On s’est dit : « Mais qu’est ce qui s’est passé dans notre esprit ? » Eh bien tout simplement, on s’est trompé de versant. C’est-à-dire que quand on est redescendus des Monts Jura, on n’est pas redescendus du côté du Jura mais on est redescendus du côté de l’Ain, du lac. Alors ça, c’était quand même une erreur considérable, impardonnable. On a bien essayé d’expliquer à cette jeune fille que ça nous arrivait rarement des erreurs pareilles et puis Daniel et moi on était un peu confus. Puis surtout, il fallait remonter parce que la voiture elle était de l’autre côté du versant.

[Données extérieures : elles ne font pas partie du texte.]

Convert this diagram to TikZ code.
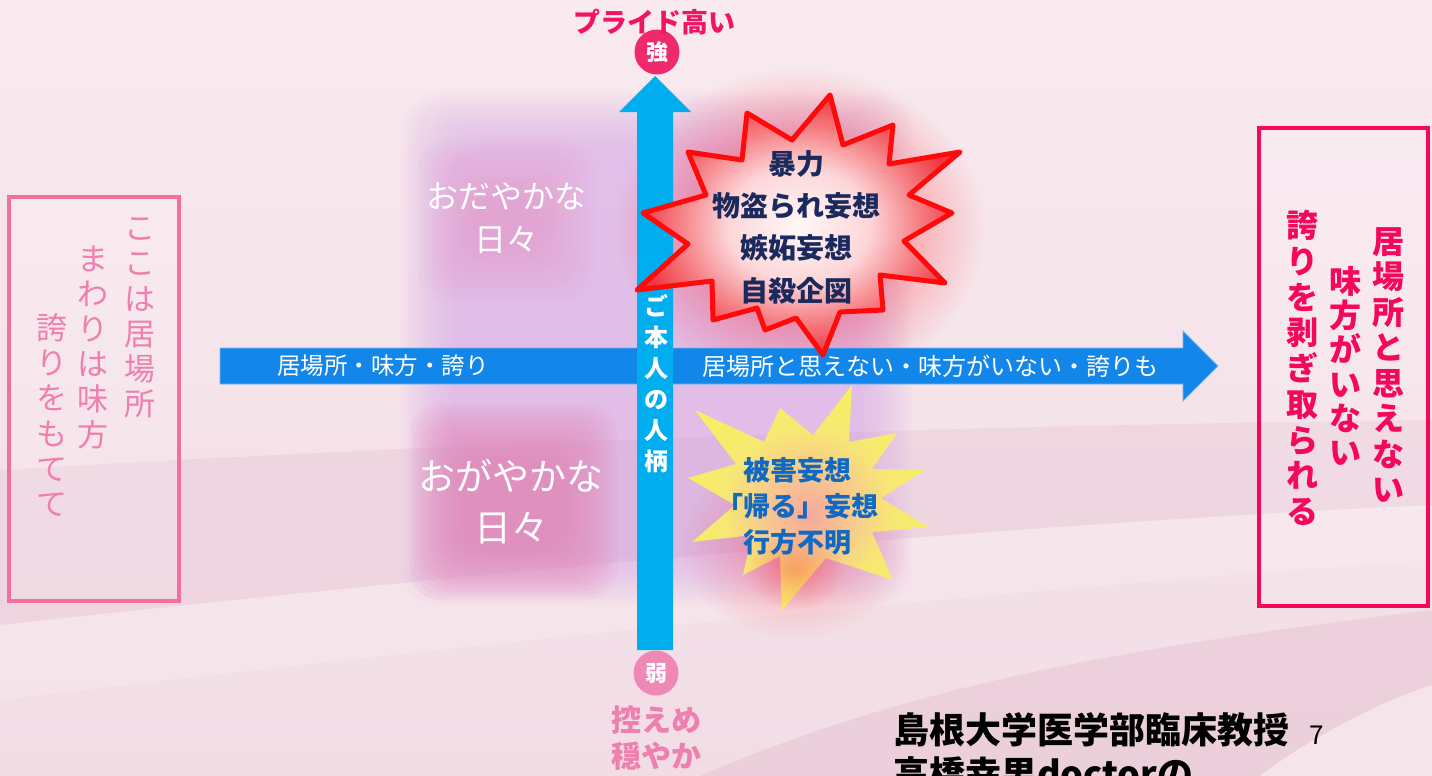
\documentclass[tikz,border=0pt]{standalone}
\usepackage{fontspec}
\setmainfont{Noto Sans CJK JP}
\usetikzlibrary{fadings}
\definecolor{bgtop}{HTML}{F8EAEF}
\definecolor{bgbot}{HTML}{F2DDE5}
\definecolor{swoosh}{HTML}{E7C6D4}
\definecolor{lightsw}{HTML}{FAEEF2}
\definecolor{lav}{HTML}{D7A6E8}
\definecolor{pinkA}{HTML}{E58CC0}
\definecolor{pinkB}{HTML}{EA86B6}
\definecolor{hblue}{HTML}{1387E9}
\definecolor{vcyan}{HTML}{00AEEF}
\definecolor{strongC}{HTML}{EE2A6C}
\definecolor{prideC}{HTML}{F01462}
\definecolor{weakC}{HTML}{EE88B4}
\definecolor{leftC}{HTML}{F26FA0}
\definecolor{leftT}{HTML}{EE7FAE}
\definecolor{rightC}{HTML}{F5075C}
\definecolor{navyT}{HTML}{1B2A5C}
\definecolor{blueT}{HTML}{1169C2}
\definecolor{starRed}{HTML}{FF0A0A}
\pgfdeclareradialshading{redstarshade}{\pgfpoint{0bp}{0bp}}{rgb(0bp)=(1,0.97,0.97); rgb(11bp)=(0.99,0.84,0.85); rgb(19bp)=(0.96,0.48,0.50); rgb(25bp)=(0.94,0.22,0.26); rgb(50bp)=(0.94,0.22,0.26)}
\pgfdeclareradialshading{yelstarshade}{\pgfpoint{0bp}{-4bp}}{rgb(0bp)=(0.96,0.66,0.62); rgb(10bp)=(0.97,0.80,0.55); rgb(18bp)=(0.97,0.91,0.45); rgb(25bp)=(0.97,0.93,0.40); rgb(50bp)=(0.97,0.93,0.40)}
\tikzfading[name=glowfade, inner color=transparent!0, outer color=transparent!100]
\tikzset{
  vcol/.style={align=center, inner sep=0pt},
  boxframe/.style={line width=3.5pt},
  startext/.style={align=center, inner sep=0pt, font=\bfseries\fontsize{28}{42.3}\selectfont, text=navyT},
}
\begin{document}
\begin{tikzpicture}[x=1pt,y=-1pt]
\useasboundingbox (0,0) rectangle (1432,776);
% background
\shade[top color=bgtop, bottom color=bgbot] (0,0) rectangle (1432,776);
\fill[swoosh, opacity=0.4] (0,470) .. controls (500,440) and (1000,425) .. (1432,420) -- (1432,505) .. controls (1000,525) and (500,570) .. (0,625) -- cycle;
\fill[lightsw, opacity=0.35] (0,625) .. controls (500,570) and (1000,525) .. (1432,505) -- (1432,560) .. controls (1000,590) and (500,640) .. (0,700) -- cycle;
\fill[swoosh, opacity=0.55] (700,776) .. controls (900,690) and (1100,650) .. (1432,610) -- (1432,776) -- cycle;
\fill[lightsw, opacity=0.7] (1260,776) .. controls (1300,745) and (1370,705) .. (1432,685) -- (1432,776) -- cycle;
% soft blobs
\foreach \i in {0,...,13}
  \fill[lav, opacity=0.055, rounded corners=40] ({400+4*\i},{92+4*\i}) rectangle ({912-4*\i},{605-4*\i});
\foreach \i in {0,...,11}
  \fill[pinkA, opacity=0.045, rounded corners=30] ({418+5*\i},{138+5*\i}) rectangle ({594-5*\i},{302-5*\i});
\foreach \i in {0,...,13}
  \fill[pinkB, opacity=0.085, rounded corners=30] ({410+4*\i},{403+4*\i}) rectangle ({617-4*\i},{600-4*\i});
% red glow
\fill[red, opacity=0.6, path fading=glowfade] (800,228) ellipse (185 and 160);
% horizontal arrow
\path[fill=hblue, draw=hblue!60!white, line width=0.8pt] (220,348) -- (1183,348) -- (1183,331) -- (1218,366) -- (1183,401) -- (1183,384) -- (220,384) -- cycle;
\node[anchor=west, inner sep=0pt, text=white, font=\fontsize{23.5}{28}\selectfont] (hleft) at (277,366) {居場所・味方・誇り};
\node[anchor=west, inner sep=0pt, text=white, font=\fontsize{24}{28}\selectfont] (hright) at (702,366) {居場所と思えない・味方がいない・誇りも};
% vertical arrow
\fill[vcyan] (637,650) -- (637,112) -- (619,112) -- (655,76) -- (691,112) -- (673,112) -- (673,650) -- cycle;
\node[vcol, text=white, font=\bfseries\fontsize{24}{31}\selectfont] (vlabel) at (656,384) {ご\\本\\人\\の\\人\\柄};
% red star
\path[shading=redstarshade, shade, draw=starRed, line width=5pt, line join=round]
 (830,95) -- (843,145) -- (893,125) -- (889,164) -- (960,152) -- (909,195) -- (952,213) -- (904,241) -- (945,283) -- (880,275) -- (883,310) -- (840,312) -- (823,355) -- (796,318) -- (765,330) -- (757,308) -- (713,320) -- (712,281) -- (637,290) -- (688,244) -- (643,213) -- (706,195) -- (688,152) -- (742,160) -- (747,113) -- (792,140) -- cycle;
\node[startext] (redtext) at (796,227) {暴力\\物盗られ妄想\\嫉妬妄想\\自殺企図};
% yellow star
\fill[red, opacity=0.3, path fading=glowfade] (795,545) ellipse (115 and 95);
\path[shading=yelstarshade, shade]
 (852,385) -- (849,442) -- (897,433) -- (872,469) -- (925,470) -- (881,498) -- (928,527) -- (872,532) -- (893,580) -- (826,558) -- (782,610) -- (780,556) -- (743,575) -- (752,535) -- (692,542) -- (735,505) -- (688,478) -- (736,464) -- (695,410) -- (764,442) -- (780,408) -- (813,435) -- cycle;
\fill[red, opacity=0.25, path fading=glowfade] (795,570) ellipse (50 and 40);
\node[startext, text=blueT, font=\bfseries\fontsize{27}{36}\selectfont] (yeltext) at (797,506) {被害妄想\\「帰る」妄想\\行方不明};
% quadrant texts
\node[vcol, text=white, font=\fontsize{32}{43}\selectfont] (calm1) at (506,218) {おだやかな\\日々};
\node[vcol, text=white, font=\fontsize{37}{51}\selectfont] (calm2) at (511,502) {おがやかな\\日々};
% top and bottom labels
\node[circle, fill=strongC, minimum size=45pt, inner sep=0pt, text=white, font=\bfseries\fontsize{22}{26}\selectfont] (strong) at (657,52) {強};
\node[inner sep=0pt, text=prideC, font=\bfseries\fontsize{27}{32}\selectfont] (pride) at (654,22) {プライド高い};
\node[circle, fill=weakC, minimum size=45pt, inner sep=0pt, text=white, font=\bfseries\fontsize{22}{26}\selectfont] (weak) at (656,673) {弱};
\node[vcol, text=leftT, font=\bfseries\fontsize{30}{36}\selectfont] (modest) at (656,738) {控えめ\\穏やか};
% left box
\draw[boxframe, draw=leftC, fill=white, fill opacity=0.12] (9,197) rectangle (179,601);
\node[vcol, text=leftT, font=\fontsize{31}{35.2}\selectfont] (l1) at (140,318) {こ\\こ\\は\\居\\場\\所};
\node[vcol, text=leftT, font=\fontsize{31}{35.2}\selectfont] (l2) at (93,347) {ま\\わ\\り\\は\\味\\方};
\node[vcol, text=leftT, font=\fontsize{31}{35.2}\selectfont] (l3) at (52,415) {誇\\り\\を\\も\\て\\て};
% right box
\draw[boxframe, draw=rightC, fill=white, fill opacity=0.12] (1259,128) rectangle (1428,606);
\node[vcol, text=rightC, font=\bfseries\fontsize{32}{35.5}\selectfont] (r1) at (1388,365) {居\\場\\所\\と\\思\\え\\な\\い};
\node[vcol, text=rightC, font=\bfseries\fontsize{32}{34.2}\selectfont] (r2) at (1345,366) {味\\方\\が\\い\\な\\い};
\node[vcol, text=rightC, font=\bfseries\fontsize{32}{35.7}\selectfont] (r3) at (1302,368) {誇\\り\\を\\剥\\ぎ\\取\\ら\\れ\\る};
% footer (second line cut off by the page edge, as in the reference)
\node[anchor=base west, inner sep=0pt, text=black, font=\bfseries\fontsize{36}{44}\selectfont] (credit1) at (893,743) {島根大学医学部臨床教授};
\node[anchor=base west, inner sep=0pt, text=black, font=\bfseries\fontsize{36}{44}\selectfont] (credit2) at (893,787) {高橋幸男doctorの};
\node[inner sep=0pt, text=black, font=\fontsize{26}{30}\selectfont] (pagenum) at (1317,735) {7};
\end{tikzpicture}
\end{document}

Alors là, on a pris la modernité : on a pris le téléphone puis on a téléphoné à Cinquétral. On a parlé à nos parents, à nos amis, aux amis de nos parents qui étaient en conclave parce qu’ils ont bien vu qu’on avait disparus. Ils s’étaient tous réunis ici en se disant : Est ce qu’on fait les feuilles ? Est-ce qu’on prépare la mort ? Ils ont été contents d’avoir un petit coup de téléphone disant : « Voilà on est à Crozet, si quelqu’un peut venir nous chercher en voiture ce serait bien parce que notre voiture est à la Maréchaude, donc c’est pas le même côté. » Là, comme ils sont du Jura, ils ont compris.

Donc ils sont venus nous chercher ? Non, ils ne sont pas venus nous chercher. Donc on a pris un taxi, la honte, la honte totale. J’ai jamais eu autant honte. Être dans mon Jura natal, avec mon cousin d’expérience, et me retrouver ainsi avec un taxi qui me dit : « Mais vous allez où ? »
– « Ben on retourne de l’autre côté du versant ! »
– « Ah bon ? Mais pourquoi vous êtes là ? »
– « Oh ! Ben, on vous expliquera un jour ! »

Donc on a retrouvé la voiture et on est rentrés très tardivement ici. On a été accueillis, non pas avec les bravos, non pas avec les hourras, mais avec un certain soulagement de nos parents, amis de nos parents, grands parents etc. Mais surtout avec l’idée que le Jura allait à vau-l’eau avec des gens comme nous qui n’étaient pas capable de reconnaître leurs sentiers.